Eur. Phys. J. B 63, 245-254 (2008)
https://doi.org/10.1140/epjb/e2008-00229-3

Does sex induce a phase transition?

¹ Instituto de Física, Universidade Federal Fluminense; Av. Litorânea s/n, Boa Viagem, Niterói, 24210-340 RJ, Brazil
² Laboratoire PMMH, École Supérieure de Physique et de Chimie Industrielles, 10 rue Vauquelin, 75231 Paris, France
³ Institute for Theoretical Physics, Cologne University, 50923 Köln, Germany
⁴ Department of Genomics, Wrocław University, ul. Przybyszewskiego 63/77, 51-148 Wrocław, Poland
⁵ Institute of Theoretical Physics, Wrocław University, pl. Maxa Borna 9, 50-204 Wrocław, Poland

Corresponding author: ^a pmco@if.uff.br

Received: 1 October 2007
Revised: 22 February 2008
Published online: 20 June 2008

Abstract

We discovered a dynamic phase transition induced by sexual reproduction. The dynamics is a pure Darwinian rule applied to diploid bit-strings with both fundamental ingredients to drive Darwin's evolution: (1) random mutations and crossings which act in the sense of increasing the entropy (or diversity); and (2) selection which acts in the opposite sense by limiting the entropy explosion.
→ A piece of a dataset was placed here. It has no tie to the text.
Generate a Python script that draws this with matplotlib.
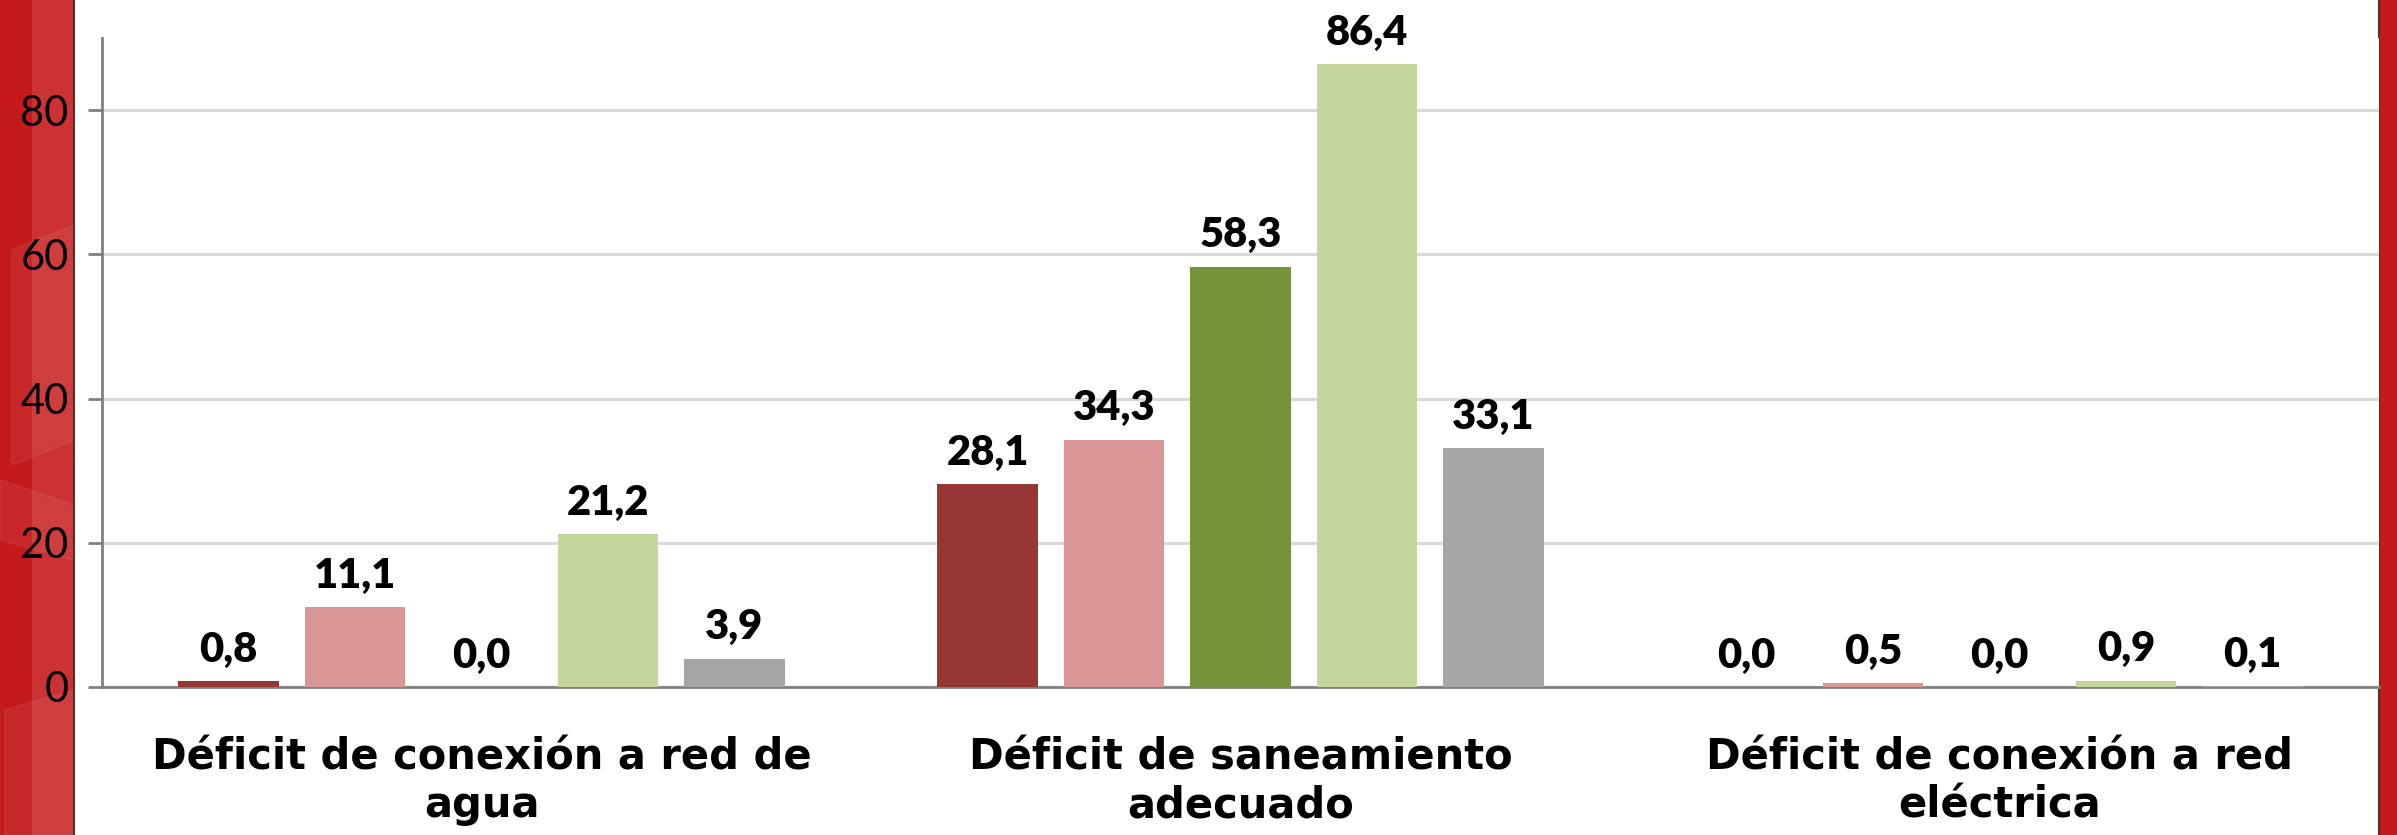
import matplotlib
matplotlib.use("Agg")
import matplotlib.pyplot as plt
import numpy as np
from matplotlib.patches import Rectangle, Polygon

categories = ["Déficit de conexión a red de\nagua",
              "Déficit de saneamiento\nadecuado",
              "Déficit de conexión a red\neléctrica"]
series_names = ["Serie 1", "Serie 2", "Serie 3", "Serie 4", "Serie 5"]
serie1 = [0.8, 28.1, 0.0]
serie2 = [11.1, 34.3, 0.5]
serie3 = [0.0, 58.3, 0.0]
serie4 = [21.2, 86.4, 0.9]
serie5 = [3.9, 33.1, 0.1]
series_values = [serie1, serie2, serie3, serie4, serie5]
colors = ["#953735", "#d99694", "#77933c", "#c3d69b", "#a6a6a6"]
yticks = [0, 20, 40, 60, 80]

W, H, DPI = 2397, 835, 100
fig = plt.figure(figsize=(W / DPI, H / DPI), dpi=DPI)
fig.patch.set_facecolor("white")

# decorative red side panels
def px(x0, y0, w, h):
    return (x0 / W, 1 - (y0 + h) / H, w / W, h / H)

for (x0, w, c) in [(0, 32, "#c41a1c"), (32, 42, "#cc3234"), (2379, 18, "#c41a1c")]:
    x, y, ww, hh = px(x0, 0, w, H)
    fig.patches.append(Rectangle((x, y), ww, hh, transform=fig.transFigure,
                                 facecolor=c, edgecolor="none", zorder=0))
# faint hexagon-like overlays
polys = [
    [(12, 250), (74, 225), (74, 440), (12, 465)],
    [(0, 480), (74, 505), (74, 560), (0, 540)],
    [(5, 710), (74, 690), (74, 835), (5, 835)],
]
for p in polys:
    fig.patches.append(Polygon([(x / W, 1 - y / H) for x, y in p], closed=True,
                               transform=fig.transFigure, facecolor="white",
                               edgecolor="white", alpha=0.06, lw=1.5, zorder=0))
for (xa, ya, xb, yb) in [(0, 410, 74, 445), (0, 470, 74, 445), (0, 690, 74, 705),
                         (0, 765, 74, 785), (2379, 150, 2397, 160), (2379, 660, 2397, 650)]:
    fig.lines.append(plt.Line2D([xa / W, xb / W], [1 - ya / H, 1 - yb / H],
                                transform=fig.transFigure, color="white",
                                alpha=0.25, lw=1.2, zorder=0))
for xl in [74, 2379]:
    fig.lines.append(plt.Line2D([xl / W, xl / W], [0, 1], transform=fig.transFigure,
                                color="#3a3a3a", lw=1.5, zorder=1))

ax = fig.add_axes([102 / W, 1 - 687 / H, (2379 - 102) / W, (687 - 38) / H])
ax.set_facecolor("white")
ax.set_zorder(3)

x = np.arange(len(categories))
step = 1 / 6
width = 0.133
for i, (name, vals, c) in enumerate(zip(series_names, series_values, colors)):
    pos = x + (i - 2) * step
    bars = ax.bar(pos, vals, width, color=c, label=name, zorder=3)
    for b, v in zip(bars, vals):
        ax.annotate(f"{v:.1f}".replace(".", ","),
                    (b.get_x() + b.get_width() / 2, v),
                    xytext=(0, 14), textcoords="offset points",
                    ha="center", va="baseline", fontsize=30,
                    fontweight="heavy", family="Lato", color="black", zorder=4)

ax.set_xlim(-0.5, 2.5)
ax.set_ylim(0, 90)
ax.set_yticks(yticks)
ax.set_yticklabels([str(t) for t in yticks], family="Lato", fontsize=30)
ax.yaxis.grid(True, color="#d9d9d9", lw=2.2, zorder=0)
ax.set_axisbelow(True)

ax.set_xticks(x)
ax.set_xticklabels(categories, family="DejaVu Sans", fontweight="bold", fontsize=30,
                   linespacing=1.16)
ax.tick_params(axis="x", length=0, pad=36)
ax.tick_params(axis="y", length=10, width=2, color="#808080", pad=14, direction="out")

for s in ["top", "right"]:
    ax.spines[s].set_visible(False)
for s in ["left", "bottom"]:
    ax.spines[s].set_color("#808080")
    ax.spines[s].set_linewidth(2)

fig.savefig("out.png", dpi=DPI, facecolor=fig.get_facecolor())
Selection wins this competition if mutations performed at birth are few enough, and thus the wild genotype dominates the steady-state population. By slowly increasing the average number m of mutations, however, the population suddenly undergoes a mutational degradation precisely at a transition point m_c. Above this point, the “bad” alleles (represented by 1-bits) spread over the genetic pool of the population, overcoming the selection pressure. Individuals become selectively alike, and evolution stops. Only below this point, m < m_c, evolutionary life is possible. The finite-size-scaling behaviour of this transition is exhibited for large enough “chromosome” lengths L, through lengthy computer simulations. One important and surprising observation is the L-independence of the transition curves, for large L. They are also independent on the population size. Another is that m_c is near unity, i.e. life cannot be stable with much more than one mutation per diploid genome, independent of the chromosome length, in agreement with reality. One possible consequence is that an eventual evolutionary jump towards larger L enabling the storage of more genetic information would demand an improved DNA copying machinery in order to keep the same total number of mutations per offspring.